▶ _DATA EXTRACT_:
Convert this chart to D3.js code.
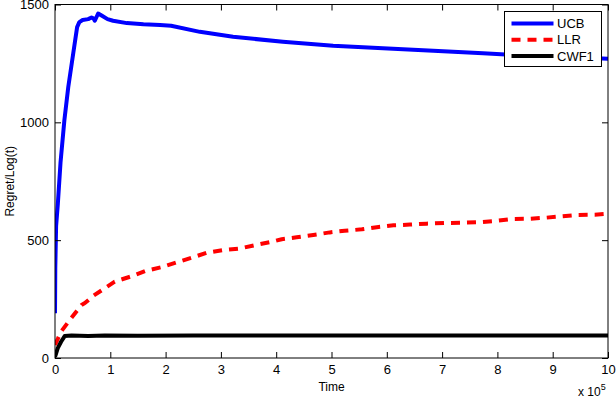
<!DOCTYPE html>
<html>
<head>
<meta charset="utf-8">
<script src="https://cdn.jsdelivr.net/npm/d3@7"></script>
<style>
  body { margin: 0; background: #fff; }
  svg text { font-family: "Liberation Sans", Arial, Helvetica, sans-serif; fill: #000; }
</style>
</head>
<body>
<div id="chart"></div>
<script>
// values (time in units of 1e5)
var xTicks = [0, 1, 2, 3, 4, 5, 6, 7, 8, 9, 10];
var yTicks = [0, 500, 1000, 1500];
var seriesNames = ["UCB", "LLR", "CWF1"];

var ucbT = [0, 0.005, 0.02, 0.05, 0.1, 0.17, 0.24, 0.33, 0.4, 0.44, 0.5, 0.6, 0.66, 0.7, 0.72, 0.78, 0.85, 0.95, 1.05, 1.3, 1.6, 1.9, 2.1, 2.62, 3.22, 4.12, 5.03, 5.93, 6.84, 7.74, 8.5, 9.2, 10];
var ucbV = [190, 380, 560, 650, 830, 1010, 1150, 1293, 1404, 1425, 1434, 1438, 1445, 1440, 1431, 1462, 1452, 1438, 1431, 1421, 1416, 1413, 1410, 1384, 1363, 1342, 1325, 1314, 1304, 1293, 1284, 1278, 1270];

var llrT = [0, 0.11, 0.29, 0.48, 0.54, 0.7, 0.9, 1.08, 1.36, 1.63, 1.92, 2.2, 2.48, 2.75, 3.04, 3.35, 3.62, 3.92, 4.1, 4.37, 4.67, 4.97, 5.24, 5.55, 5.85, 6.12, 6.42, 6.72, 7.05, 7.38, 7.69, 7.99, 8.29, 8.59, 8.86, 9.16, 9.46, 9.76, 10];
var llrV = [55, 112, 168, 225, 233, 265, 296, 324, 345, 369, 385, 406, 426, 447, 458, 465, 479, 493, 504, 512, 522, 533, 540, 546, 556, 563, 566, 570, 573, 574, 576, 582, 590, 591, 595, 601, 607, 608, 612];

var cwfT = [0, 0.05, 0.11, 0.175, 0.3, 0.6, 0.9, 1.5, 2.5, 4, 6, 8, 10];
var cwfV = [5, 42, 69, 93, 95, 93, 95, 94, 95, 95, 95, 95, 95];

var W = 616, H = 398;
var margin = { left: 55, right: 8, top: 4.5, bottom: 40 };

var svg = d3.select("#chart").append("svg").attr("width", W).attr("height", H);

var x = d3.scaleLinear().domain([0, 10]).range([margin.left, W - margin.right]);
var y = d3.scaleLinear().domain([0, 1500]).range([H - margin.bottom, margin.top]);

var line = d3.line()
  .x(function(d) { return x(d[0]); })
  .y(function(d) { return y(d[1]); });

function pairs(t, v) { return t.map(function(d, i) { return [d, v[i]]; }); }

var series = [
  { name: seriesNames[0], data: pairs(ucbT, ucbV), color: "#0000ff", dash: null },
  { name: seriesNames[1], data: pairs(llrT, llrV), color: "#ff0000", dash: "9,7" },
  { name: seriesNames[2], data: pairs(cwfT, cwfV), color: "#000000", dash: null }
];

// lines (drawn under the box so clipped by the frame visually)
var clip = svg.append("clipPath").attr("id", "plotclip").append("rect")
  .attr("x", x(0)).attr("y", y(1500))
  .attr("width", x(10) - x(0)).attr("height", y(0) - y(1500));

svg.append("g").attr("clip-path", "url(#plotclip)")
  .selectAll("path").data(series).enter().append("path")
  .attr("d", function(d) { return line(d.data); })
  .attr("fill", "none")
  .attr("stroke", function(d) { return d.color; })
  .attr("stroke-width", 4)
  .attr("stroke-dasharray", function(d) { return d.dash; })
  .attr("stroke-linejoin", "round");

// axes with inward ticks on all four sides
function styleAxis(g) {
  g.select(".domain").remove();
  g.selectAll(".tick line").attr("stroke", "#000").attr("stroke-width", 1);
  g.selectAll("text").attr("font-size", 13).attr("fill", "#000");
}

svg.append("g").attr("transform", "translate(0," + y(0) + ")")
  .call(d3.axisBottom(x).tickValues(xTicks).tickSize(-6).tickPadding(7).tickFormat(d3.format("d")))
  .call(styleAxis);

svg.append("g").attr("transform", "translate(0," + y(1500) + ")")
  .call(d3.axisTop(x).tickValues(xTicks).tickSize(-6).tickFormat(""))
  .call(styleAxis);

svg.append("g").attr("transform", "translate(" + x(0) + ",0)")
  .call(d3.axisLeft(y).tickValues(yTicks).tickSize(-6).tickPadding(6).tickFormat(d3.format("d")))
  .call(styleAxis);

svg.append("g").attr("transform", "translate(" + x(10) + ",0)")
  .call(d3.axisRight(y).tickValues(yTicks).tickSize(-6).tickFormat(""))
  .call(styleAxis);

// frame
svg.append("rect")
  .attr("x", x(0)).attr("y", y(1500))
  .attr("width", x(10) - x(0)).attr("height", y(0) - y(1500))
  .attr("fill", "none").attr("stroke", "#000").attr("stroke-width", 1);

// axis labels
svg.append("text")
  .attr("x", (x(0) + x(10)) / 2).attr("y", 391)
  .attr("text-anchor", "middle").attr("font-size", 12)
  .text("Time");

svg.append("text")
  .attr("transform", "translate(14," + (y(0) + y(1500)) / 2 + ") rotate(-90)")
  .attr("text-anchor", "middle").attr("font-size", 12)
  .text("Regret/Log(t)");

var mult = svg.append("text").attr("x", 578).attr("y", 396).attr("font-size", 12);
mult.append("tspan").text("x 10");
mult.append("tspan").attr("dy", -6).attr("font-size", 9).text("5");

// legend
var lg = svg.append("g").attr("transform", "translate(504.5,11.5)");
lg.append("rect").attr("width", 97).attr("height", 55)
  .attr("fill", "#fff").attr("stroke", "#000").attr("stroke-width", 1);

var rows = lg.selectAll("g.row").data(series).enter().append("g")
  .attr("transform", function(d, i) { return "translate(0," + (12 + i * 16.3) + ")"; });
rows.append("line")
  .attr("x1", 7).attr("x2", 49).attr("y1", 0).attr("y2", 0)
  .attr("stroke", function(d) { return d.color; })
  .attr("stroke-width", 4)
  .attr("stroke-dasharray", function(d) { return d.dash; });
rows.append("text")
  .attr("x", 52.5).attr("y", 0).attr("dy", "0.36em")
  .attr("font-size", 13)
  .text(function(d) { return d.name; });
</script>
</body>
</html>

▶ _WHAT YOU HAVE TO DO_: Pictures are excluded; output everything else in the data verbatim.

▶ _EXERCISE RESULT_:
Convert this chart to D3.js code.
<!DOCTYPE html>
<html>
<head>
<meta charset="utf-8">
<script src="https://cdn.jsdelivr.net/npm/d3@7"></script>
<style>
  body { margin: 0; background: #fff; }
  svg text { font-family: "Liberation Sans", Arial, Helvetica, sans-serif; fill: #000; }
</style>
</head>
<body>
<div id="chart"></div>
<script>
// values (time in units of 1e5)
var xTicks = [0, 1, 2, 3, 4, 5, 6, 7, 8, 9, 10];
var yTicks = [0, 500, 1000, 1500];
var seriesNames = ["UCB", "LLR", "CWF1"];

var ucbT = [0, 0.005, 0.02, 0.05, 0.1, 0.17, 0.24, 0.33, 0.4, 0.44, 0.5, 0.6, 0.66, 0.7, 0.72, 0.78, 0.85, 0.95, 1.05, 1.3, 1.6, 1.9, 2.1, 2.62, 3.22, 4.12, 5.03, 5.93, 6.84, 7.74, 8.5, 9.2, 10];
var ucbV = [190, 380, 560, 650, 830, 1010, 1150, 1293, 1404, 1425, 1434, 1438, 1445, 1440, 1431, 1462, 1452, 1438, 1431, 1421, 1416, 1413, 1410, 1384, 1363, 1342, 1325, 1314, 1304, 1293, 1284, 1278, 1270];

var llrT = [0, 0.11, 0.29, 0.48, 0.54, 0.7, 0.9, 1.08, 1.36, 1.63, 1.92, 2.2, 2.48, 2.75, 3.04, 3.35, 3.62, 3.92, 4.1, 4.37, 4.67, 4.97, 5.24, 5.55, 5.85, 6.12, 6.42, 6.72, 7.05, 7.38, 7.69, 7.99, 8.29, 8.59, 8.86, 9.16, 9.46, 9.76, 10];
var llrV = [55, 112, 168, 225, 233, 265, 296, 324, 345, 369, 385, 406, 426, 447, 458, 465, 479, 493, 504, 512, 522, 533, 540, 546, 556, 563, 566, 570, 573, 574, 576, 582, 590, 591, 595, 601, 607, 608, 612];

var cwfT = [0, 0.05, 0.11, 0.175, 0.3, 0.6, 0.9, 1.5, 2.5, 4, 6, 8, 10];
var cwfV = [5, 42, 69, 93, 95, 93, 95, 94, 95, 95, 95, 95, 95];

var W = 616, H = 398;
var margin = { left: 55, right: 8, top: 4.5, bottom: 40 };

var svg = d3.select("#chart").append("svg").attr("width", W).attr("height", H);

var x = d3.scaleLinear().domain([0, 10]).range([margin.left, W - margin.right]);
var y = d3.scaleLinear().domain([0, 1500]).range([H - margin.bottom, margin.top]);

var line = d3.line()
  .x(function(d) { return x(d[0]); })
  .y(function(d) { return y(d[1]); });

function pairs(t, v) { return t.map(function(d, i) { return [d, v[i]]; }); }

var series = [
  { name: seriesNames[0], data: pairs(ucbT, ucbV), color: "#0000ff", dash: null },
  { name: seriesNames[1], data: pairs(llrT, llrV), color: "#ff0000", dash: "9,7" },
  { name: seriesNames[2], data: pairs(cwfT, cwfV), color: "#000000", dash: null }
];

// lines (drawn under the box so clipped by the frame visually)
var clip = svg.append("clipPath").attr("id", "plotclip").append("rect")
  .attr("x", x(0)).attr("y", y(1500))
  .attr("width", x(10) - x(0)).attr("height", y(0) - y(1500));

svg.append("g").attr("clip-path", "url(#plotclip)")
  .selectAll("path").data(series).enter().append("path")
  .attr("d", function(d) { return line(d.data); })
  .attr("fill", "none")
  .attr("stroke", function(d) { return d.color; })
  .attr("stroke-width", 4)
  .attr("stroke-dasharray", function(d) { return d.dash; })
  .attr("stroke-linejoin", "round");

// axes with inward ticks on all four sides
function styleAxis(g) {
  g.select(".domain").remove();
  g.selectAll(".tick line").attr("stroke", "#000").attr("stroke-width", 1);
  g.selectAll("text").attr("font-size", 13).attr("fill", "#000");
}

svg.append("g").attr("transform", "translate(0," + y(0) + ")")
  .call(d3.axisBottom(x).tickValues(xTicks).tickSize(-6).tickPadding(7).tickFormat(d3.format("d")))
  .call(styleAxis);

svg.append("g").attr("transform", "translate(0," + y(1500) + ")")
  .call(d3.axisTop(x).tickValues(xTicks).tickSize(-6).tickFormat(""))
  .call(styleAxis);

svg.append("g").attr("transform", "translate(" + x(0) + ",0)")
  .call(d3.axisLeft(y).tickValues(yTicks).tickSize(-6).tickPadding(6).tickFormat(d3.format("d")))
  .call(styleAxis);

svg.append("g").attr("transform", "translate(" + x(10) + ",0)")
  .call(d3.axisRight(y).tickValues(yTicks).tickSize(-6).tickFormat(""))
  .call(styleAxis);

// frame
svg.append("rect")
  .attr("x", x(0)).attr("y", y(1500))
  .attr("width", x(10) - x(0)).attr("height", y(0) - y(1500))
  .attr("fill", "none").attr("stroke", "#000").attr("stroke-width", 1);

// axis labels
svg.append("text")
  .attr("x", (x(0) + x(10)) / 2).attr("y", 391)
  .attr("text-anchor", "middle").attr("font-size", 12)
  .text("Time");

svg.append("text")
  .attr("transform", "translate(14," + (y(0) + y(1500)) / 2 + ") rotate(-90)")
  .attr("text-anchor", "middle").attr("font-size", 12)
  .text("Regret/Log(t)");

var mult = svg.append("text").attr("x", 578).attr("y", 396).attr("font-size", 12);
mult.append("tspan").text("x 10");
mult.append("tspan").attr("dy", -6).attr("font-size", 9).text("5");

// legend
var lg = svg.append("g").attr("transform", "translate(504.5,11.5)");
lg.append("rect").attr("width", 97).attr("height", 55)
  .attr("fill", "#fff").attr("stroke", "#000").attr("stroke-width", 1);

var rows = lg.selectAll("g.row").data(series).enter().append("g")
  .attr("transform", function(d, i) { return "translate(0," + (12 + i * 16.3) + ")"; });
rows.append("line")
  .attr("x1", 7).attr("x2", 49).attr("y1", 0).attr("y2", 0)
  .attr("stroke", function(d) { return d.color; })
  .attr("stroke-width", 4)
  .attr("stroke-dasharray", function(d) { return d.dash; });
rows.append("text")
  .attr("x", 52.5).attr("y", 0).attr("dy", "0.36em")
  .attr("font-size", 13)
  .text(function(d) { return d.name; });
</script>
</body>
</html>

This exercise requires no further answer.